Can a Man Be Mistaken for a Seal?
Taissumani: 2008-05-02
The covering report from the Churchill police detachment to the officer commanding the Royal North West Mounted Police was brief. Superintendent Moodie was forwarding to headquarters the report of an unfortunate killing that had happened at Fullerton detachment, near Repulse Bay, late in the spring of 1909.
Attached to his report was a report by a young constable, Charles R. MacMillan, stationed at Fullerton. His report began with the terse statement that he had to report "the following painful occurrence."
He then wrote that on the evening of June 22, he and two other constables were looking out over the sea ice with a telescope and saw a large seal on the ice, apparently about two miles off shore. MacMillan decided that he would like to get a shot at it.
"I walked to within 600 yards or so of the object, and then lay down on the ice to crawl nearer without alarming the animal," he wrote. "I crawled towards it for about 200 yards or more, and then was stopped by a large pool of water. I was afraid to stand up and wade through it, for fear of alarming the seal, and did not like to risk a shot at the distance, as from my position face down close to the ice, the object did not show up very well."
He reported that during all this time the seal had moved a little, but had not changed its position either backward or forward.
Finally the young constable took a shot and the object disappeared. MacMillan then described his horror at what he saw when he ran toward the "seal" he had shot: "On standing up I saw it, and immediately ran towards it. I ran for some yards when I suddenly stopped, horrified, and I saw it was a man lying face up. I compelled myself to go up to him, and found he was dead. He was an Iwillik [an Inuit from the Aivilik group] called Charlie."
MacMillan had shot Charlie with one clean shot through the neck.
Earlier that afternoon, Constable Walker and Corporal Joyce had taken a walk on the ice to the floe edge. On their return they had passed quite close to a large seal on the ice.
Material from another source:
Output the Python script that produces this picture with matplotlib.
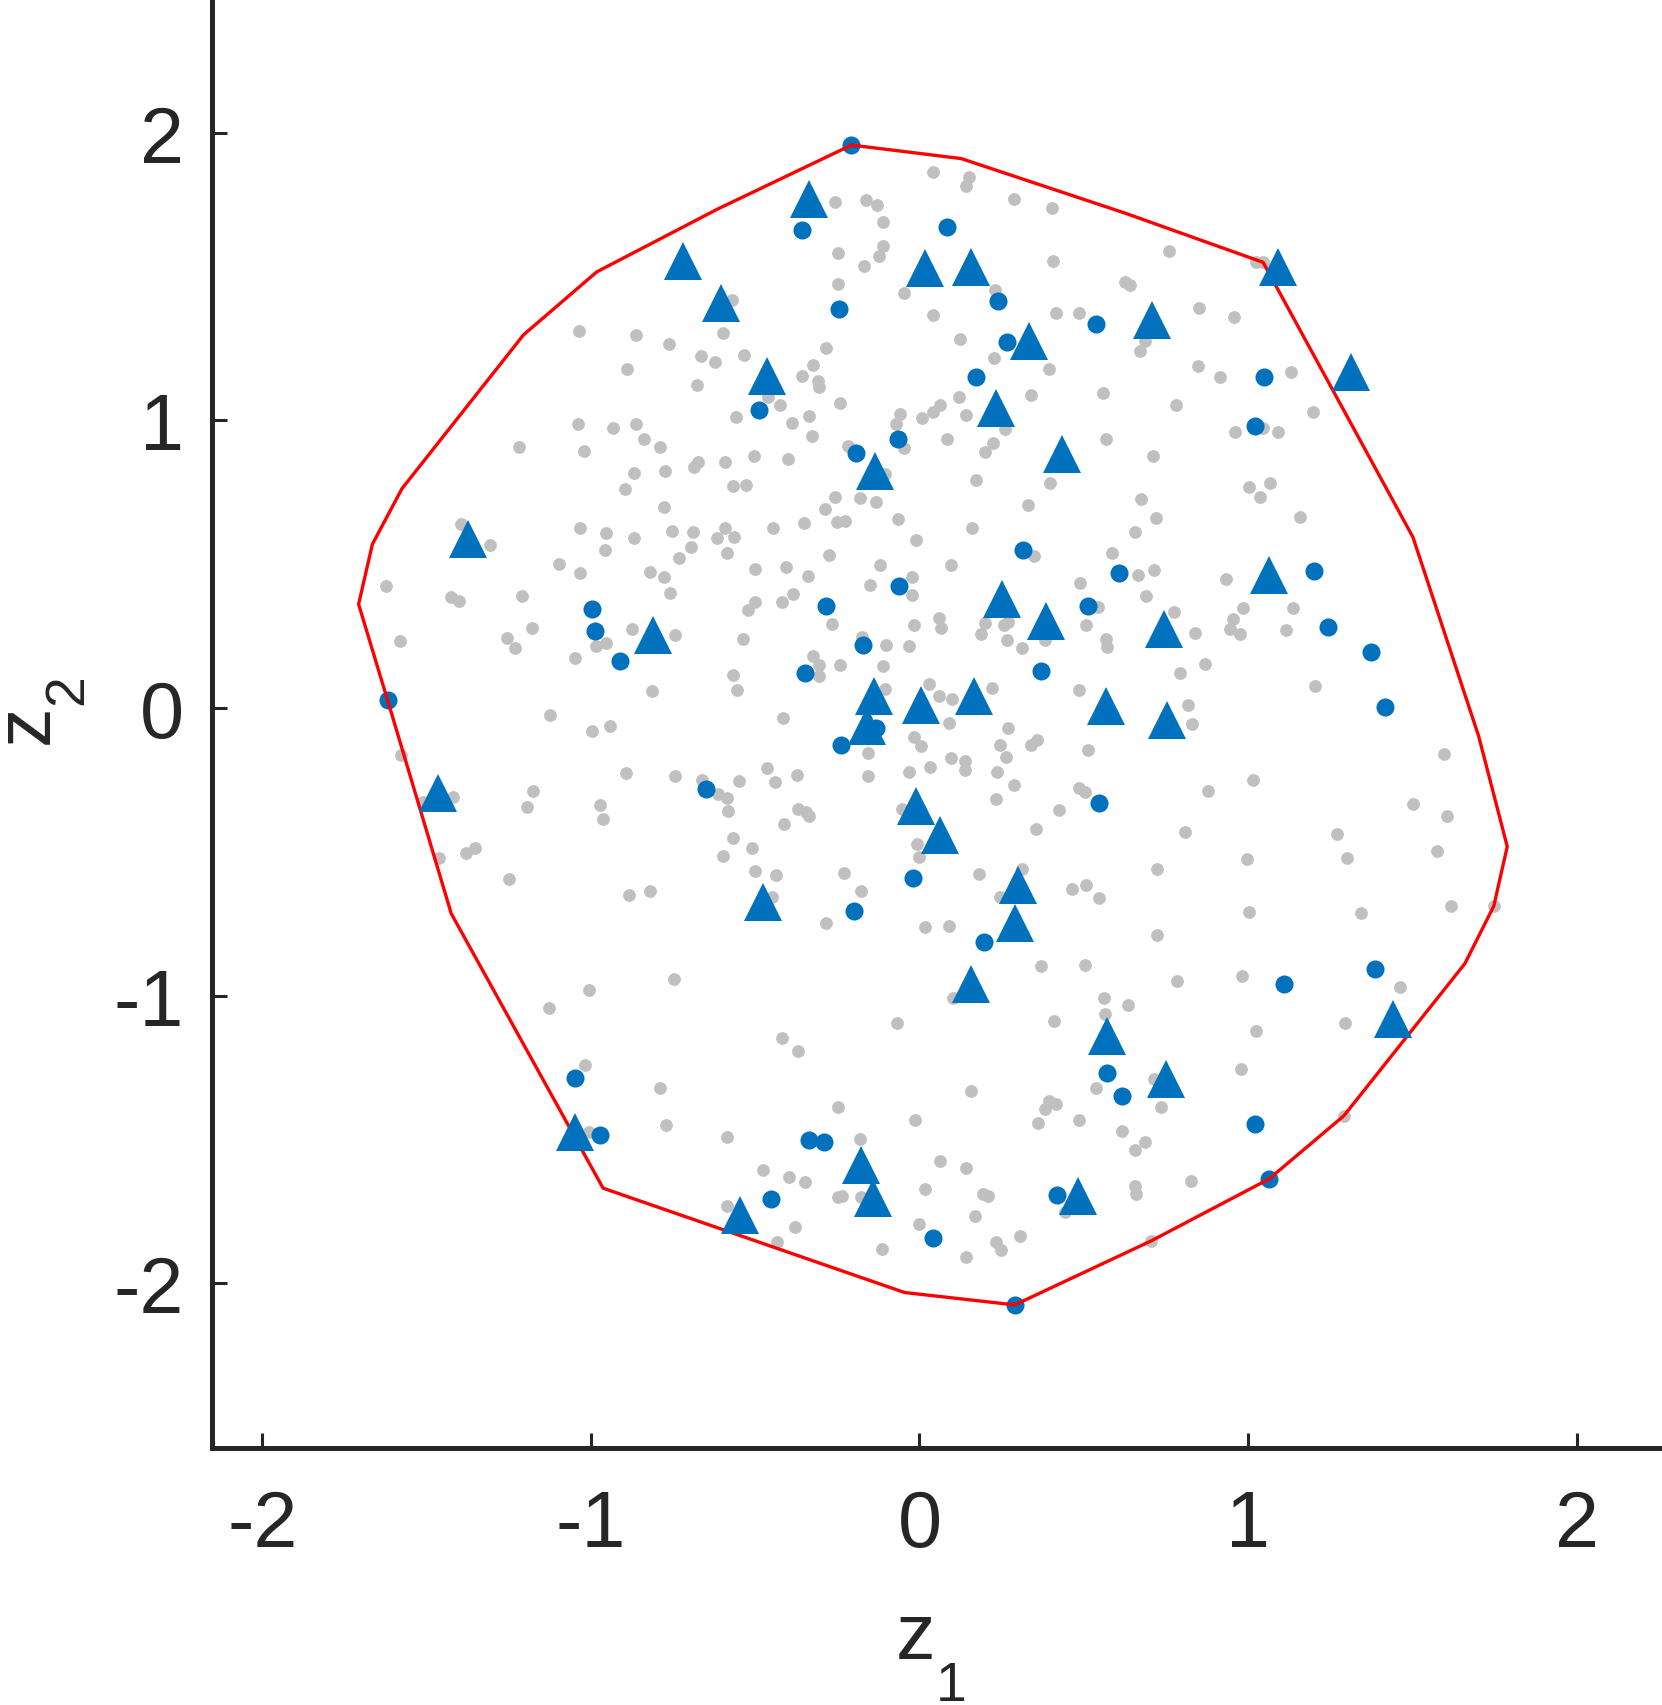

Back at the police barracks they had scanned the sea ice with a telescope and thought they saw the same seal in roughly the same place. This was the seal that MacMillan had set off in search of.
After his fatal shot, MacMillan raced back to the post and reported to Joyce, his superior, what he had done. Joyce, accompanied by Constable MacDiarmid and an Inuit assistant named Joe, went immediately to examine the fresh corpse lying on the ice. Joyce reported, "The body was lying face up in a low place on the ice, a loaded rifle was on the ice near the body, and a piece of bear's skin, such as is used by natives for crawling seals, was under the hips." Poor Charlie had perhaps been stalking the same large seal that the police had seen earlier.
Another native employed at the Fullerton post, whom the whalers had given the nickname "Bye and Bye" helped Charlie's grieving wife and stepmother to bury the body. Four reports were written. MacMillan himself wrote, "The natives say the man was fast asleep, and that this same kind of accident has happened with them."
Joyce corroborated this, writing that the Inuit said the man had probably fallen fast asleep on the ice.
Superintendent Moodie's brief report concluded, "I may say from my own experience that it is a very easy thing to mistake a native crawling for, or lying in wait for seal for the actual animal itself."
And there the matter was left. No further investigation was made. It was an accidental death, the result of a tragic error by an inexperienced officer.